Casual Relationship - How Do I Tell Him I Want More?
"Help! I'm too afraid to tell him I'm falling for him because I don't want to lose him!"
I've been in this situation before. A lusty casual relationship, where he'd call and come and spend the night about every second week, or I'd stay over at his place. Our nights of passion were always planned to start after dinner time as we never went out on proper dates and were rarely out in public together. I didn't see him much in the daylight. This is because we were just 'lovers'. We had an 'open relationship' - or you could call it 'friends with benefits' - because, he - not me, was involved in other ongoing casual relationships.
It suited me just fine for a while, because I'd come out of a long term relationship with a man who was seriously and constantly trying to pressure me into getting married to him. I was only 20 and didn't feel ready. When our relationship ended I just wanted something casual, and to have some fun, I wasn't ready to get serious again with anyone. I was relieved to be single, and actually happy to find someone sexy who didn't want a serious relationship. No pressure, no strings attached, his company was like a delicious treat that I had in my life. Our affair lasted several years.
We had long conversations at home over candle-light, snuggling together on the couch. We sat up late laughing. We went skinny dipping. We had many nights of passion and pleasure. But I started to want and need more. Over time I began to see him as my 'boyfriend' although he never took me out on a 'proper' date and he was never there on special occasions like Christmas Day or at my Birthday party. I started to feel disappointed about these things, and I didn't know how to approach him about it. So I just didn't say anything. I couldn't find the courage to tell him I'd fallen in love with him. I hoped one day he would tell me.

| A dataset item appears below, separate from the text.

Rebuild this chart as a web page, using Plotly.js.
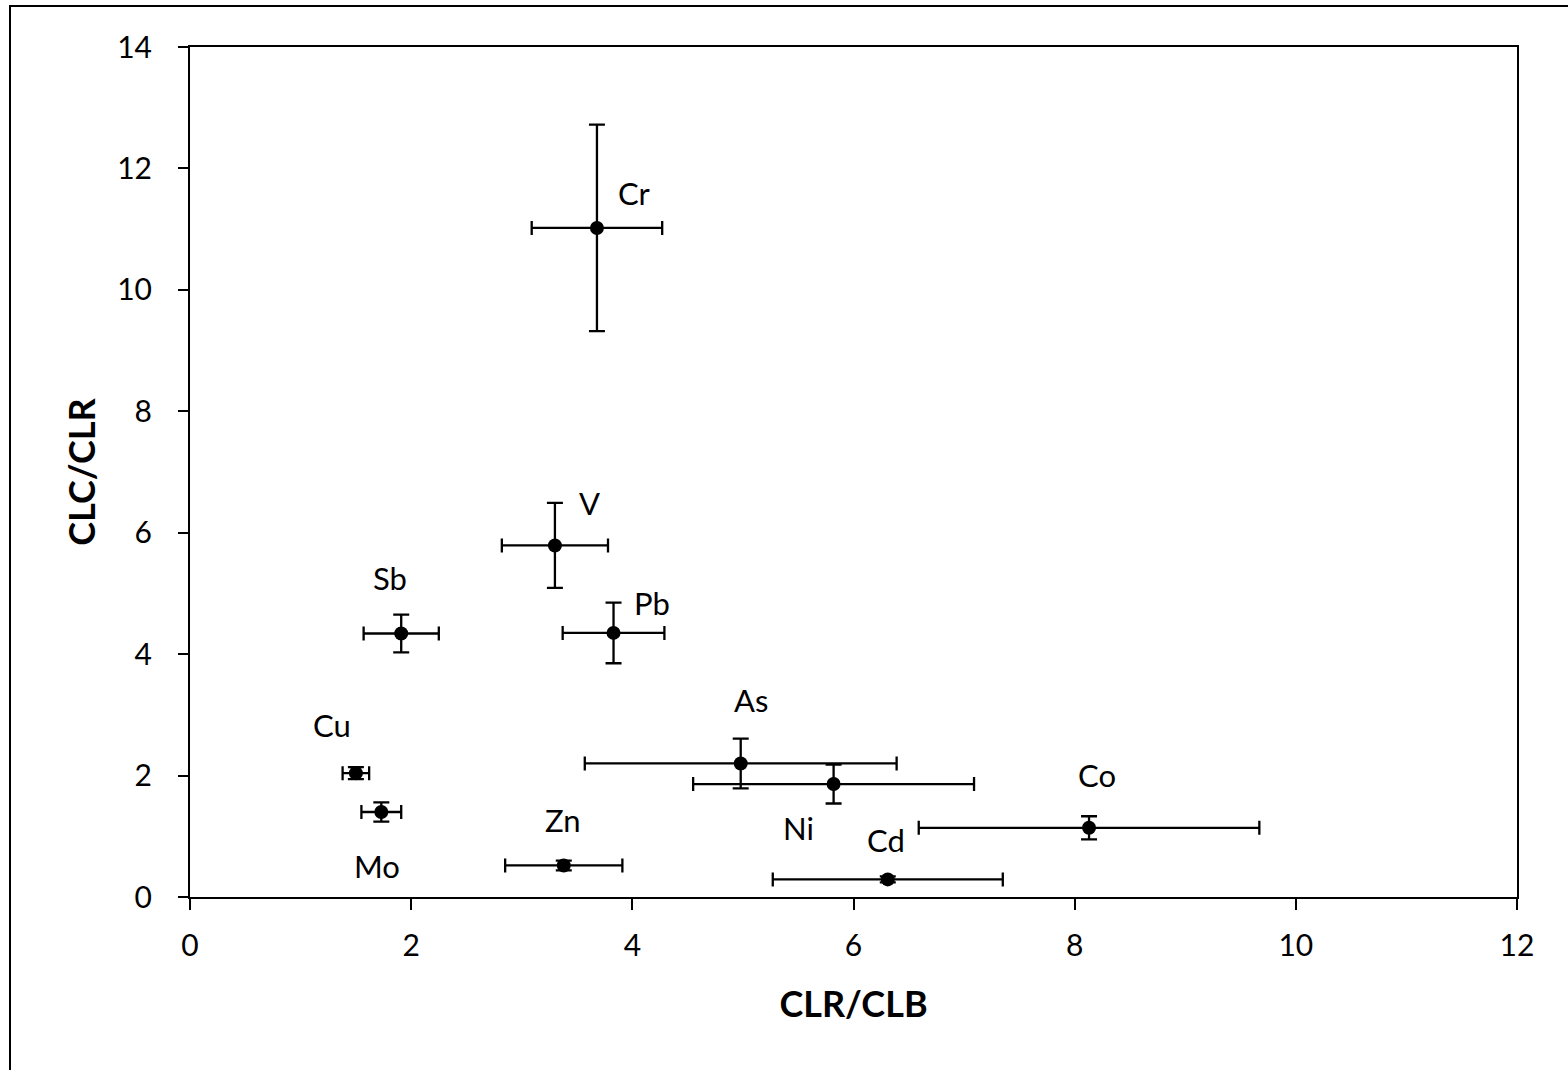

But something else happened. Another girl he was dating was braver than me. She told him how she felt about him and that she was no longer willing to continue a casual relationship with him. She said she was not willing to 'share' him and she wanted a more serious relationship with him. He respected that. He wanted someone to love him. He also wanted to keep seeing her so he ended his relationship with me in order to do so. I had never told him how much I loved him. He truly didn't know about all the feelings I'd kept secret. He didn't know he broke my heart. He thought we were just 'casual'.
So from my experience, my advice to anyone in this situation would be to find a way to tell him how you really feel - Let him know, no matter how scary it might seem. And try to say it directly to him, not via text message or email, let him you really mean it. You have a right to your feelings and much more to lose if you don't tell him, but if you've kept your feelings hidden from him up until now also bear in mind that it could come as a shock to him, since your relationship has only been casual up to now. So, after you've told him try to give him some time and space to think about what you've said so he can make up his own mind about it.
Another way to go about it would be to say something subtle to him about how you feel you're developing stronger feelings for him than what you originally had, and just see what his reaction is, at the least it might get you talking about where you really stand with each other.
I've learned you lose more when you never tell the person you love how you feel, so you really need to find a way to overcome your fear of communicating your feelings to him.